US 12,013,838 B2
System and method for automated data integration
Raj Nigam, Haryana (IN); and Manas Sehra, Noida (IN)
Assigned to Fractal Analytics Private Limited, Oberoi Garden (IN)
Filed by Fractal Analytics Private Limited, Oberoi Garden (IN)
Filed on Aug. 12, 2022, as Appl. No. 17/887,097.
Claims priority of application No. 202221037830 (IN), filed on Jun. 30, 2022.
Prior Publication US 2024/0004863 A1, Jan. 4, 2024
Int. Cl. G06F 16/23 (2019.01); G06F 16/25 (2019.01); G06Q 10/0631 (2023.01)

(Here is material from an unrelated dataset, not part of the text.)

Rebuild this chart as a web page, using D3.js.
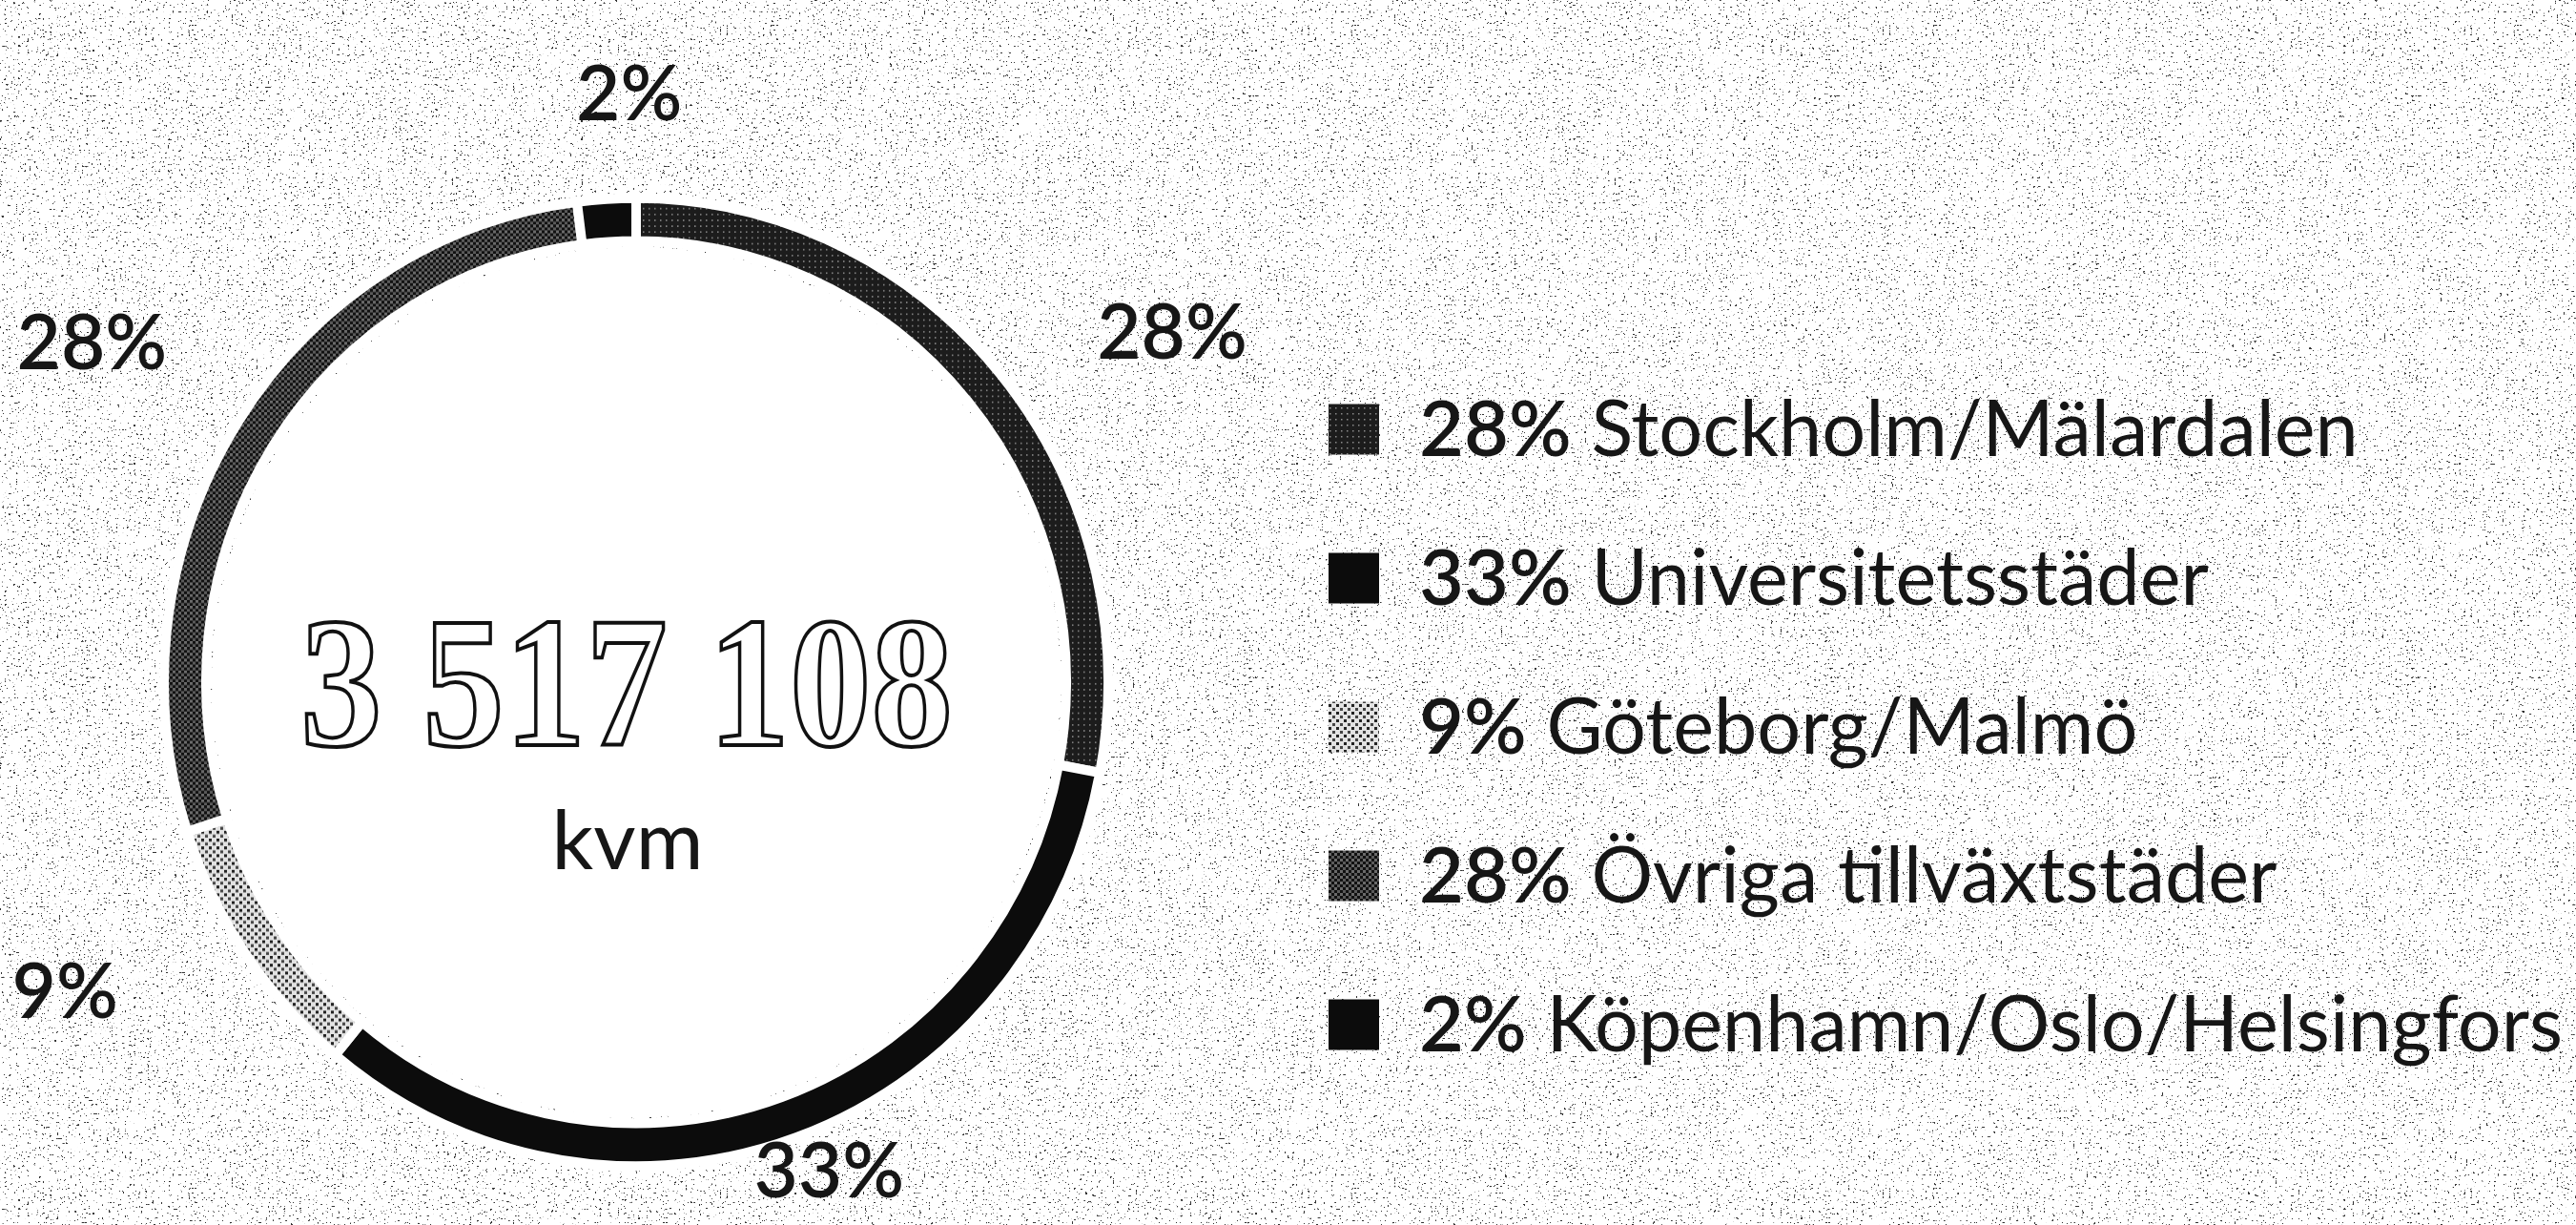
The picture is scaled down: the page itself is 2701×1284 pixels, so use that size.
<!DOCTYPE html>
<html>
<head>
<meta charset="utf-8">
<script src="https://cdn.jsdelivr.net/npm/d3@7/dist/d3.min.js"></script>
<style>
  html, body { margin: 0; padding: 0; background: #fff; }
  svg { display: block; }
</style>
</head>
<body>
<div id="chart"></div>
<script>
// data
const categories = ['Stockholm/Mälardalen', 'Universitetsstäder', 'Göteborg/Malmö', 'Övriga tillväxtstäder', 'Köpenhamn/Oslo/Helsingfors'];
const shares = [28, 33, 9, 28, 2];
const totalLabel = '3 517 108';
const unitLabel = 'kvm';

const W = 2701, H = 1284;
const cx = 667, cy = 715;
const outerR = 495, innerR = 451, squash = 1.025;

const svg = d3.select('#chart').append('svg')
    .attr('width', W)
    .attr('height', H)
    .attr('viewBox', `0 0 ${W} ${H}`);

const defs = svg.append('defs');

// scan speckle over the paper
const speck = defs.append('filter').attr('id', 'speck')
    .attr('x', 0).attr('y', 0).attr('width', '100%').attr('height', '100%');
speck.append('feTurbulence')
    .attr('type', 'fractalNoise')
    .attr('baseFrequency', 0.42)
    .attr('numOctaves', 2)
    .attr('seed', 11);
speck.append('feColorMatrix')
    .attr('type', 'matrix')
    .attr('values', '0 0 0 0 0  0 0 0 0 0  0 0 0 0 0  -24 0 0 0 7.4');

svg.append('rect').attr('width', W).attr('height', H).attr('fill', '#fff');
svg.append('rect').attr('width', W).attr('height', H)
    .attr('fill', '#1a1a1a')
    .attr('opacity', 0.8)
    .attr('filter', 'url(#speck)');

// textures that stand in for the scanned fills
const pStock = defs.append('pattern').attr('id', 'p-stock')
    .attr('width', 6).attr('height', 6).attr('patternUnits', 'userSpaceOnUse');
pStock.append('rect').attr('width', 6).attr('height', 6).attr('fill', '#1c1c1c');
pStock.append('rect').attr('x', 1).attr('y', 1).attr('width', 1.5).attr('height', 1.5).attr('fill', '#8a8a8a');

const pGbg = defs.append('pattern').attr('id', 'p-gbg')
    .attr('width', 8).attr('height', 8).attr('patternUnits', 'userSpaceOnUse');
pGbg.append('rect').attr('width', 8).attr('height', 8).attr('fill', '#e2e2e2');
pGbg.append('rect').attr('width', 3).attr('height', 3).attr('fill', '#222');
pGbg.append('rect').attr('x', 4).attr('y', 4).attr('width', 3).attr('height', 3).attr('fill', '#444');

const pOvr = defs.append('pattern').attr('id', 'p-ovr')
    .attr('width', 6).attr('height', 6).attr('patternUnits', 'userSpaceOnUse');
pOvr.append('rect').attr('width', 6).attr('height', 6).attr('fill', '#111');
pOvr.append('rect').attr('width', 3).attr('height', 3).attr('fill', '#6a6a6a');
pOvr.append('rect').attr('x', 3).attr('y', 3).attr('width', 3).attr('height', 3).attr('fill', '#5a5a5a');

const color = d3.scaleOrdinal()
    .domain(categories)
    .range(['url(#p-stock)', '#0c0c0c', 'url(#p-gbg)', 'url(#p-ovr)', '#0c0c0c']);

const slices = categories.map((c, i) => ({ name: c, value: shares[i] }));

const pie = d3.pie().sort(null).value(d => d.value);
const arc = d3.arc().innerRadius(innerR).outerRadius(outerR);
const arcs = pie(slices);

// clean paper inside the ring, like the reference
svg.append('ellipse')
    .attr('cx', cx).attr('cy', cy)
    .attr('rx', innerR - 6).attr('ry', (innerR - 6) * squash)
    .attr('fill', '#fff');

const ring = svg.append('g')
    .attr('transform', `translate(${cx},${cy}) scale(1,${squash})`);

ring.selectAll('path')
    .data(arcs)
    .enter()
    .append('path')
    .attr('d', arc)
    .attr('fill', d => color(d.data.name))
    .attr('stroke', '#fff')
    .attr('stroke-width', 10);

// percentage labels outside the ring, on an ellipse a little ahead of each slice's middle,
// kept inside the bottom of the frame
const labelRx = 700, labelRy = 620, labelTurn = 3 * Math.PI / 180;
const labels = svg.append('g')
    .attr('font-family', 'Lato, "Open Sans", sans-serif')
    .attr('font-size', 80)
    .attr('font-weight', 600)
    .attr('fill', '#161616');

labels.selectAll('text')
    .data(arcs)
    .enter()
    .append('text')
    .attr('text-anchor', 'middle')
    .attr('dominant-baseline', 'central')
    .attr('x', d => cx + Math.sin((d.startAngle + d.endAngle) / 2 + labelTurn) * labelRx)
    .attr('y', d => Math.min(H - 60, cy - Math.cos((d.startAngle + d.endAngle) / 2 + labelTurn) * labelRy))
    .text(d => d.data.value + '%');

// total in the middle
svg.append('text')
    .attr('x', cx - 10)
    .attr('y', 781)
    .attr('text-anchor', 'middle')
    .attr('font-family', '"Liberation Serif", "DejaVu Serif", serif')
    .attr('font-weight', 700)
    .attr('font-size', 196)
    .attr('textLength', 684)
    .attr('lengthAdjust', 'spacingAndGlyphs')
    .attr('fill', '#fff')
    .attr('stroke', '#111')
    .attr('stroke-width', 4)
    .text(totalLabel);

svg.append('text')
    .attr('x', cx - 9)
    .attr('y', 911)
    .attr('text-anchor', 'middle')
    .attr('font-family', 'Lato, "Open Sans", sans-serif')
    .attr('font-size', 86)
    .attr('fill', '#161616')
    .text(unitLabel);

// legend
const rowY = d3.scalePoint().domain(categories).range([450, 1074]);
const sw = 53;

const legend = svg.append('g')
    .attr('font-family', 'Lato, "Open Sans", sans-serif')
    .attr('font-size', 81)
    .attr('fill', '#161616');

const rows = legend.selectAll('g')
    .data(slices)
    .enter()
    .append('g')
    .attr('transform', d => `translate(1393,${rowY(d.name)})`);

rows.append('rect')
    .attr('y', -sw / 2)
    .attr('width', sw)
    .attr('height', sw)
    .attr('fill', d => color(d.name));

const lt = rows.append('text')
    .attr('x', 95)
    .attr('y', 28);
lt.append('tspan').attr('font-weight', 600).text(d => d.value + '%');
lt.append('tspan').text(d => ' ' + d.name);
</script>
</body>
</html>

CPC G06F 16/2365 (2019.01) [G06F 16/254 (2019.01); G06Q 10/0631 (2013.01)] 8 Claims
OG exemplary drawing
 
1. A platform for automated data integration implemented on one or more hardware computer processors and one or more storage devices, the platform comprising:
one or more input databases, wherein the one or more input databases are configured to upload data from a plurality of external data sources, the external data sources including real-time systems, near-real-time systems, and batch-oriented applications, wherein the external data sources have different formats;
a data integration system, wherein the data integration system comprises a microservices-based web application server comprising a harmonization component, a master enrichment management component to ensure data quality, and a validation component, a data processing cluster that accesses large-scale data to extract information for supporting and providing business decisions, a metadata store and a message broker; and
an output database configured to store integrated data for business intelligence analysis;
wherein the data integration system is configured to execute code that causes the system to:
receive an inbound message by the message broker;
transmit data from the one or more input databases;
pre-process data, wherein the pre-processing step comprises one or more of removing empty records, removing duplicate records, removing erroneous records, and filling missing records based on an average of historical data, wherein natural language processing (NLP) is applied to process unstructured data for noise removal and text normalization;
extract features from the pre-processed data by enabling a pattern recognition algorithm following a metadata-based mapping logic over the plurality of data types, wherein the metadata store is configured to store data type or feature definitions that are used to access data within the one or more of the input databases;
transform the plurality of data formats to a standardized data format that is selected by a user, wherein the standardized data format is compatible for combining and/or analysis;
enrich the pre-processed data by enabling supervised learning to determine a decision boundary to separate different classes of the data;
align the pre-processed data by enabling supervised learning to unify or de-duplicate records that have similar naming convention for a given feature and standardize text;
enhance accuracy through a user feedback loop by learning from previous prediction and reducing errors in subsequent interactions;
generate master data of a plurality of business entities; and
publish the transformed data to the output database.